If we return to the farm in the fall, Jim said, we can take a ride on the harvester and then follow some grapes to the Welch's plant in Westfield to see them be processed. An interesting proposal - though I couldn't help but notice he didn't extend an offer to actually let me take control of the $240,000 machine.
We also took a look at a Lipco sprayer, which Jim told us is more environmentally friendly than those used in the past, as it is designed to collect any chemicals that are not applied properly to a vine. Those liquids are siphoned back into the sprayer to be reapplied farther down the line, rather than spilling out onto the ground or going out into the air.
Jim said that a greater amount of the fungicide and insecticide sprays used in modern grape farming are more ''green'' anyway, but this is just a further step toward being more responsible toward the environment.
One more piece of equipment that the Joy farm has recently begun utilizing is an advanced mechanical grape-pruning machine, one that Jim has been in the process of developing along with the Oxbo International Corporation, located near Batavia. The machine works to do the more tedious portion of the trimming process, Jim said, reducing the overall labor requirements of the task by more than half.
''I can pre-prune an acre per hour with the machine, followed by 10 to 12 hours of hand-pruning afterward to finalize the operation,'' he told me. ''The old way of hand-pruning takes around 30 manhours to complete a one-acre vineyard.''
Unfortunately, the mechanical pruner was not on the farm on the day we visited, as it was undergoing some adjustments with Oxbo. Just as with the harvester, though, I'm sure Jim wouldn't have wanted me asking to drive his fancy new machine anyway.
OUT WITH THE OLD ...
Jim is region manager of New York Area 1 of the National Grape Cooperative Association, headquartered in Westfield. The organization is composed of nearly 1,300 growers in New York, Pennsylvania, Ohio, Michigan, Washington and Ontario.

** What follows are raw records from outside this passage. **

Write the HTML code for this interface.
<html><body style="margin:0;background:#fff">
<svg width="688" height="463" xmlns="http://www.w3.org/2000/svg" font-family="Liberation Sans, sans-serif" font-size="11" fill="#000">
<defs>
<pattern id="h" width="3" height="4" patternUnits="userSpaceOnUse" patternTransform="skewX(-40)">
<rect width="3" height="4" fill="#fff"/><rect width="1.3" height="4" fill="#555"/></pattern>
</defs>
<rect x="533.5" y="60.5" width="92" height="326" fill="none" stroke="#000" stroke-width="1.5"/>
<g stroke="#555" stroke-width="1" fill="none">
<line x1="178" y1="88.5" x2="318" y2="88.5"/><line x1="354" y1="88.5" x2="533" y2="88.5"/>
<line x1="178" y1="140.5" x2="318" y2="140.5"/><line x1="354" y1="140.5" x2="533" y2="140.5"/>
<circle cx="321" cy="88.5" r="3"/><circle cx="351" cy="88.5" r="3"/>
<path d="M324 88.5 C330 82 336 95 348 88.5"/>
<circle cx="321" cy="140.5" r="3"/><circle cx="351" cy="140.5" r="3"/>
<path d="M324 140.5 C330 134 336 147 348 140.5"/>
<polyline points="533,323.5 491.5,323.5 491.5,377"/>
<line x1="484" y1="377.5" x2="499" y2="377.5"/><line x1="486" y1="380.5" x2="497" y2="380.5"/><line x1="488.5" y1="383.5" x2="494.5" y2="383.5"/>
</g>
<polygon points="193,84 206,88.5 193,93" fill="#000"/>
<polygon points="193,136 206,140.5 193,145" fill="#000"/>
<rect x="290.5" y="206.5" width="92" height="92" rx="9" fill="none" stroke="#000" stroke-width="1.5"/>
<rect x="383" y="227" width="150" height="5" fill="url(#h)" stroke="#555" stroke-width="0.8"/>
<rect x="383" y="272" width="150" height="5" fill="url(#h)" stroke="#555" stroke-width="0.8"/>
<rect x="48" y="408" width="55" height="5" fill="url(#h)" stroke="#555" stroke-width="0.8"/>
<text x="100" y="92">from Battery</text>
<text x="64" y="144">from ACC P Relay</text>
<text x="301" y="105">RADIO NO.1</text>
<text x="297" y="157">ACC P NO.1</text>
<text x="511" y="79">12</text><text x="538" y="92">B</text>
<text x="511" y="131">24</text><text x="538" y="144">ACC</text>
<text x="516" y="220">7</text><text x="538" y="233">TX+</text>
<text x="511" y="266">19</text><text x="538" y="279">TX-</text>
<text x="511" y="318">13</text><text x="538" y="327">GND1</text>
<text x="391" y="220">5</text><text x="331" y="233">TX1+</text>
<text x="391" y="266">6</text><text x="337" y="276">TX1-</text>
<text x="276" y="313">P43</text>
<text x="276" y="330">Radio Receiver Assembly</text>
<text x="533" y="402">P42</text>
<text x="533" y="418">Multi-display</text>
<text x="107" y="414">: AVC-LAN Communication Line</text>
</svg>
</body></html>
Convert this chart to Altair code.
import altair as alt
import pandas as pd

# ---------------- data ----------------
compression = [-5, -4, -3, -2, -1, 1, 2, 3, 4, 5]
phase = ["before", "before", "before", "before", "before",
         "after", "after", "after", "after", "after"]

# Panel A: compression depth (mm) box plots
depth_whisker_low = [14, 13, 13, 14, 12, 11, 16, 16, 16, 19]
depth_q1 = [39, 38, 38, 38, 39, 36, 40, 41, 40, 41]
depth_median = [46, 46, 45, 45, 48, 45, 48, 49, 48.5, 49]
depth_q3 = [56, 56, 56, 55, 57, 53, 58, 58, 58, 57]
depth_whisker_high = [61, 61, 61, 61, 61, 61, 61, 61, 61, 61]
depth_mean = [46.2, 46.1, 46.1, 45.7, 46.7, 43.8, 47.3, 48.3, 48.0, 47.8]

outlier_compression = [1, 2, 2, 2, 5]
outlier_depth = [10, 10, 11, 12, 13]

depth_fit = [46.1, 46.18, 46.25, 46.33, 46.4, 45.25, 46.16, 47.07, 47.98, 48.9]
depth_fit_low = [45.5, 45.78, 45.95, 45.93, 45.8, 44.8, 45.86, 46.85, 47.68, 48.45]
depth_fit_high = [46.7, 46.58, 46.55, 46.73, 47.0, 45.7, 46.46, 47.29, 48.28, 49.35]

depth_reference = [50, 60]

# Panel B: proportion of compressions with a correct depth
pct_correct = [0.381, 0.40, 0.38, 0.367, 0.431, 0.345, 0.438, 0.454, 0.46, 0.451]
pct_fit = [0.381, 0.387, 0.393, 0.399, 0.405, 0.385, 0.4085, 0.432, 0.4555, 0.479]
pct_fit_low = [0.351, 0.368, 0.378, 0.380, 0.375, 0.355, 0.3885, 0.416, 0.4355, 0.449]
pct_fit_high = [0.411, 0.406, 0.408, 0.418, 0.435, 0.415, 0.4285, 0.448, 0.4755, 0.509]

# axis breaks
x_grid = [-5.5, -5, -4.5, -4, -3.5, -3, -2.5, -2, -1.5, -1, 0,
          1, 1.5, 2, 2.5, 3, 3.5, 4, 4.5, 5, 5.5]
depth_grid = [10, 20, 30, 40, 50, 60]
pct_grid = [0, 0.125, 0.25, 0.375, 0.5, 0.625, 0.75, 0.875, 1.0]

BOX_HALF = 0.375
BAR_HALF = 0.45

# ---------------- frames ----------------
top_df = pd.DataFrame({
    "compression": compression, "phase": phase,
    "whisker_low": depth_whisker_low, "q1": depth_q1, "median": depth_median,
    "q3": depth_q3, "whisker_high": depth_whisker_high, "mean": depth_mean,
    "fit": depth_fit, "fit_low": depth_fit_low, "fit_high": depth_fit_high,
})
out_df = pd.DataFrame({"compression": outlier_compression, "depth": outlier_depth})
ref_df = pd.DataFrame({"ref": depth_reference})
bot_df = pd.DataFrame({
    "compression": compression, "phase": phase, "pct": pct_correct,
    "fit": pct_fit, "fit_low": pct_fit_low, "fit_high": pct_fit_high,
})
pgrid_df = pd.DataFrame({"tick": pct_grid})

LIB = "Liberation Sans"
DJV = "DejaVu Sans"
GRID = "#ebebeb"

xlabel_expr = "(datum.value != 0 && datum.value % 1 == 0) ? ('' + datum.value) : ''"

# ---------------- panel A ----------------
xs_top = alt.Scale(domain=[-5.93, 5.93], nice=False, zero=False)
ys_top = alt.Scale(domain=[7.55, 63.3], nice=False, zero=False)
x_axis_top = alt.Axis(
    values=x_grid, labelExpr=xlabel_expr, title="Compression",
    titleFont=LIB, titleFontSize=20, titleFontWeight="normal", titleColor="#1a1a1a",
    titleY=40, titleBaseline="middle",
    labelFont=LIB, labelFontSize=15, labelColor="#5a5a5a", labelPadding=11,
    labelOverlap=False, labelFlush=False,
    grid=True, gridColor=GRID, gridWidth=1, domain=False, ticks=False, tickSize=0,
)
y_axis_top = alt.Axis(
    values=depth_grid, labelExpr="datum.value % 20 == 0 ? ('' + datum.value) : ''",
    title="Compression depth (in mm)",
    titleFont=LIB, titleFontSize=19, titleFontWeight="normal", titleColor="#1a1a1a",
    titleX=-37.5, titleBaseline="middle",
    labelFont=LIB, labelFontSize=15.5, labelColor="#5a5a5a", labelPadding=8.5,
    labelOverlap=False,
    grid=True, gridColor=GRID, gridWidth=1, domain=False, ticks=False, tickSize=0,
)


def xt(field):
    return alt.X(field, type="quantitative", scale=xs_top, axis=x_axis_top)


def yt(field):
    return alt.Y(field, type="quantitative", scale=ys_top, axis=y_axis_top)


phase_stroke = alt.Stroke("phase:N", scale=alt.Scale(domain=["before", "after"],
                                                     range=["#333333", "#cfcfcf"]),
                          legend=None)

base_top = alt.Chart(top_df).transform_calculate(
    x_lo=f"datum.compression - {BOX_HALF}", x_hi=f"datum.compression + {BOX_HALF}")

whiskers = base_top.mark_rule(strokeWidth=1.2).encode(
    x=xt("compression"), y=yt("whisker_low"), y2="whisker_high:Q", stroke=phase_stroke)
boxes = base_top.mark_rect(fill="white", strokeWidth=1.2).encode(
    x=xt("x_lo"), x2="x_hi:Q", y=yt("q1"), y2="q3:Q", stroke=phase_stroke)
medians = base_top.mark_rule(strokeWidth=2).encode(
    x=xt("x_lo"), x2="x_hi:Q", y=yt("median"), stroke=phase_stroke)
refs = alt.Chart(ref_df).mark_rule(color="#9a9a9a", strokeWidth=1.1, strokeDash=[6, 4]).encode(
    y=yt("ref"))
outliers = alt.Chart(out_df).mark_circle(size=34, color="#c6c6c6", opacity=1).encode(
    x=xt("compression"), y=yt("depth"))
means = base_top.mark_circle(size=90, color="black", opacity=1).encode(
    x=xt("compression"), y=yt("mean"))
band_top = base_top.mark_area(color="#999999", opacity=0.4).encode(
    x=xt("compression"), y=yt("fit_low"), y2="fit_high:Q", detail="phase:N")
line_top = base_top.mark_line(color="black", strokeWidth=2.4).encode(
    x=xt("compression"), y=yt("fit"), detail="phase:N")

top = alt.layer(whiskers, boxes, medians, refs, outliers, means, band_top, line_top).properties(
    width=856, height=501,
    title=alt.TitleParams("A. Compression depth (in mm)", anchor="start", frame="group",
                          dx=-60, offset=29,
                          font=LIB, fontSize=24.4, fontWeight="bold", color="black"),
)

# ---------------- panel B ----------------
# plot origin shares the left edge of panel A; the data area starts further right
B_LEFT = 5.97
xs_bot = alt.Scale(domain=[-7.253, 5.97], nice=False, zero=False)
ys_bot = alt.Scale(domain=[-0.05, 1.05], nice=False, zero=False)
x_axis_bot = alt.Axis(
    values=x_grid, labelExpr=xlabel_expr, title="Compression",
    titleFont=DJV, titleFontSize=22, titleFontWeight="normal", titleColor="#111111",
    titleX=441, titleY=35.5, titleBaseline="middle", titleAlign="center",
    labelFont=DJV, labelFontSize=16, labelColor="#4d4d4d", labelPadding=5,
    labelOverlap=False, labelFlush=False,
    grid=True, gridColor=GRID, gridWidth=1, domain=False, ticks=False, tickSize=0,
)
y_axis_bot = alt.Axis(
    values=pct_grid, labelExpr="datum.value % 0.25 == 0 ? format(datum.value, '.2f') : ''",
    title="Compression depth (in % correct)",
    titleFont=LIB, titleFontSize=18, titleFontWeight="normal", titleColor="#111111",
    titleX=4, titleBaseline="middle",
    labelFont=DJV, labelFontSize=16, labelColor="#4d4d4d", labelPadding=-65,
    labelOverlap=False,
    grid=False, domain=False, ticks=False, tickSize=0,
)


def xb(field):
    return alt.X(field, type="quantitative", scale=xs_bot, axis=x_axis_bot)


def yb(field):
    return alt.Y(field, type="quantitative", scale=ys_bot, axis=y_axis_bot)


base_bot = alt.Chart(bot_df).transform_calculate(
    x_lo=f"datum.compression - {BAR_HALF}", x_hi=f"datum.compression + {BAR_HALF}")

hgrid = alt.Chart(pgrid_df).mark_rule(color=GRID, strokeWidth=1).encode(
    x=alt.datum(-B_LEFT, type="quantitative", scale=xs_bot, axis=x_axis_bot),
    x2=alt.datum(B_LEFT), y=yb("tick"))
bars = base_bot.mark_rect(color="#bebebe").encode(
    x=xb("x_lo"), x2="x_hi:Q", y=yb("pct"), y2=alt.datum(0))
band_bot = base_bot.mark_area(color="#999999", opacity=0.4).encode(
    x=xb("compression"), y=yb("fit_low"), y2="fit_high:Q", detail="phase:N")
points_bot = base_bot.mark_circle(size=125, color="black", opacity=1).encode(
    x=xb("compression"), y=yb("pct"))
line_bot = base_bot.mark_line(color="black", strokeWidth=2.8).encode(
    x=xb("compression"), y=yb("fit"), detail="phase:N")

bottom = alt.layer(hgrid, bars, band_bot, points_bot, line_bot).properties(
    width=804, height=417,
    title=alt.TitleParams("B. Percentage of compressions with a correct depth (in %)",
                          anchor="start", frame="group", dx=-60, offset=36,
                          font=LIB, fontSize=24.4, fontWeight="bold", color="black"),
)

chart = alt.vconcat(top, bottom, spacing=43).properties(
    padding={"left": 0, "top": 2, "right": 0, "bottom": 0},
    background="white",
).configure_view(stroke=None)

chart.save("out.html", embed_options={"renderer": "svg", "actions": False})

They are the growers behind Welch's, the world's leading marketer of Concord- and Niagara-based grape products.
As Jim astutely pointed out as we trimmed vines during my visit, the most important thing I was learning during my time on his farm was that there is a great deal of effort involved in every single glass of grape juice and dollop of grape jelly people enjoy each day.

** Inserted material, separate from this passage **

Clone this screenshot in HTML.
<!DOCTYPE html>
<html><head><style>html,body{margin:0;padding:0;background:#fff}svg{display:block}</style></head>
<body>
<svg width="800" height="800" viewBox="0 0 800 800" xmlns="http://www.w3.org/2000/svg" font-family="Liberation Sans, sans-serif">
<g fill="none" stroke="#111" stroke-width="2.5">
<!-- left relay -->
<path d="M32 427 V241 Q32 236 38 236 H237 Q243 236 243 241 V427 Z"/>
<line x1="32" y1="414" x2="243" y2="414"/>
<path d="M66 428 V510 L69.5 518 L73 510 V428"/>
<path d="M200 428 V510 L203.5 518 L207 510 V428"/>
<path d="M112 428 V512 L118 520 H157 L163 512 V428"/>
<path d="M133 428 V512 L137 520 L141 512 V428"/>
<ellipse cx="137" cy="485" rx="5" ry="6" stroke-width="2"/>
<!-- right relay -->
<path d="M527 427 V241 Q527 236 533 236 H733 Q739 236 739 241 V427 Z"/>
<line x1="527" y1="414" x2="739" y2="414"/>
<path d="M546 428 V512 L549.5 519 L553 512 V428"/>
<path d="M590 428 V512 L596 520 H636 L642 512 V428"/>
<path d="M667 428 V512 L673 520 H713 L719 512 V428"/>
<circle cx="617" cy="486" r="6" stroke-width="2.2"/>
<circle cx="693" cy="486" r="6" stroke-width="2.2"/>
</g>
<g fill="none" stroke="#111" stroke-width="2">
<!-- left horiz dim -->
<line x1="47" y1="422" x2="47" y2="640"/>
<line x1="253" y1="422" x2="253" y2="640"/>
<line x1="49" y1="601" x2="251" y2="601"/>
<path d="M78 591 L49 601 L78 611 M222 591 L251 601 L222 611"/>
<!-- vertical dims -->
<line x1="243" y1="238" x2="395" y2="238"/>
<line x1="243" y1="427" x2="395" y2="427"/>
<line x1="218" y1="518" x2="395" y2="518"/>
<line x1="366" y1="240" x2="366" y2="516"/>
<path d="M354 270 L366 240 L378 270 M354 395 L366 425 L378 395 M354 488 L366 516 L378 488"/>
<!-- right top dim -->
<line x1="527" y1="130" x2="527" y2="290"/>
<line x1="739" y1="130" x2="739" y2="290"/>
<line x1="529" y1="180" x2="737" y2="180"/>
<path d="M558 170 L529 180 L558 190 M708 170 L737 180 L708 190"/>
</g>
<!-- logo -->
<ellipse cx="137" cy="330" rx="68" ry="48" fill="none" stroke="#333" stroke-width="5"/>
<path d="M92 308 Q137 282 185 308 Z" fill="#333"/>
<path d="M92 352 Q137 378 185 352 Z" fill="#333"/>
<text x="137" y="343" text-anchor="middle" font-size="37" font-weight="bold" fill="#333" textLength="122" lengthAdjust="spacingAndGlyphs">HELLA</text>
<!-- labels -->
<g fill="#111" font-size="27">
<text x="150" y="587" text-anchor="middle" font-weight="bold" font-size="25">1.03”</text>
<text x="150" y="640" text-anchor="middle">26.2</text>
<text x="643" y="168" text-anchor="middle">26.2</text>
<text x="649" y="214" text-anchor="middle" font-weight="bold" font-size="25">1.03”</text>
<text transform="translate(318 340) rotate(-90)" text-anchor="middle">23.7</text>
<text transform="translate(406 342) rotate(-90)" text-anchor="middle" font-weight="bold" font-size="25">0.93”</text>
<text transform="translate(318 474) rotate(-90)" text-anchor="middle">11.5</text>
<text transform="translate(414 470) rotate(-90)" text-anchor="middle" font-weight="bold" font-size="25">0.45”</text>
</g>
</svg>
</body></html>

''There's a lot of work going into growing food, let me tell you,'' he said, adding that the effort isn't just limited to the grape industry. ''All tree and vine fruits need to be pruned - there's enough to keep agricultural employees busy around here.''
During the winter season, Jim said he has three seasonal employees who work full-time to maintain his vines. And in addition to pruning, he said, labor needs to be done to repair any posts that are broken or decayed, and the wire on which vines grow is also inspected to make sure it is holding up.
After setting me up with a tool belt and a couple pairs of pruners, Jim told me that the best way for me to learn would be to allow him to go through and do all the ''major work'' while I followed along and trimmed up the small stuff.

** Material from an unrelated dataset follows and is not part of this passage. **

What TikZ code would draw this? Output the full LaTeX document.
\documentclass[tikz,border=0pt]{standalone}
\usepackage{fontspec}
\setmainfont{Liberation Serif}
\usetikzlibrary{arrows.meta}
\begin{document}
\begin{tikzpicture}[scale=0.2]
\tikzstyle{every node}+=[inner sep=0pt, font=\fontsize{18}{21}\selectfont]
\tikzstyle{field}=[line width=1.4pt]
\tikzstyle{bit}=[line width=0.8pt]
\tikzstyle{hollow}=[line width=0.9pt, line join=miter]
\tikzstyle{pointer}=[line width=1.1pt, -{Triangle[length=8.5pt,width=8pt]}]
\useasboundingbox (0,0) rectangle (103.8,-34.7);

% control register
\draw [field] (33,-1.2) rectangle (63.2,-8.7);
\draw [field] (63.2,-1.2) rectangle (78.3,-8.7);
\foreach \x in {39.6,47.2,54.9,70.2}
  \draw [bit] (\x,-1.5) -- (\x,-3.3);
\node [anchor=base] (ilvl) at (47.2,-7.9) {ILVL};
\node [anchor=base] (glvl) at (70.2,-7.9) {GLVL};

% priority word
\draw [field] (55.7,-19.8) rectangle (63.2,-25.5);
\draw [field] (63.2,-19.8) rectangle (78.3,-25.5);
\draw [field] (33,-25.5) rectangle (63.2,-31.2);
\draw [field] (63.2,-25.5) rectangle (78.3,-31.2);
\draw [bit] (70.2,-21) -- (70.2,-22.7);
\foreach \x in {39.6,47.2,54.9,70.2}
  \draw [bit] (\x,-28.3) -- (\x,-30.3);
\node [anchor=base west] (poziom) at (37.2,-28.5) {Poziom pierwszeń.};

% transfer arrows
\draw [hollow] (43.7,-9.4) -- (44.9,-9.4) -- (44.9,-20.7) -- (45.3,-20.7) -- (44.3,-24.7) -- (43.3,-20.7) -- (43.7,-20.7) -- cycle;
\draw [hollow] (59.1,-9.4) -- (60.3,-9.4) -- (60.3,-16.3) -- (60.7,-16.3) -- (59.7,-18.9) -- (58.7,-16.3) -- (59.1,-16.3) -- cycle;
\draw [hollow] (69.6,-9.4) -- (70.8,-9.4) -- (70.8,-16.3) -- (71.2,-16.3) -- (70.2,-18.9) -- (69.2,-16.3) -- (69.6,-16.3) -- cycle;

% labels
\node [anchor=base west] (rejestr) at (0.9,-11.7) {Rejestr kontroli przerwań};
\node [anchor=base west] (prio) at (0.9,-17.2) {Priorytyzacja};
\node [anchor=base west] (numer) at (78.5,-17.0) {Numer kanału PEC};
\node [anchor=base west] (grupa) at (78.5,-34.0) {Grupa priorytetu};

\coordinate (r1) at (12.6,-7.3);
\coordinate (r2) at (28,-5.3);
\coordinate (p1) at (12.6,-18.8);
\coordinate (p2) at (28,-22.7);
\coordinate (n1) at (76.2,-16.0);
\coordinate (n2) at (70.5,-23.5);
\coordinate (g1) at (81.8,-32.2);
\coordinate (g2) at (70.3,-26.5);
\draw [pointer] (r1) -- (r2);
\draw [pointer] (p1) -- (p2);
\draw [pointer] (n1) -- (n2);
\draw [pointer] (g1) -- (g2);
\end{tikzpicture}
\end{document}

What I learned - or, at least, what I think I learned - as Jim thrashed his way through vines with his pruners is that much of last year's old and withered growth needed to be cut away in order to give younger, healthier growth a chance to flourish.
''It's almost like being a dentist,'' Jim said in response to my question of what he was doing as he happily hacked away. ''You know that when he's doing work on you, it's going to be all right. But you don't know what he's doing.''
He had that right. But as I followed him down the row, cleaning up what looked to me to be loose ends and trying to make the vines ''look pretty,'' Jim continued to explain to me that without this trimming, the grapes would not have room to properly grow.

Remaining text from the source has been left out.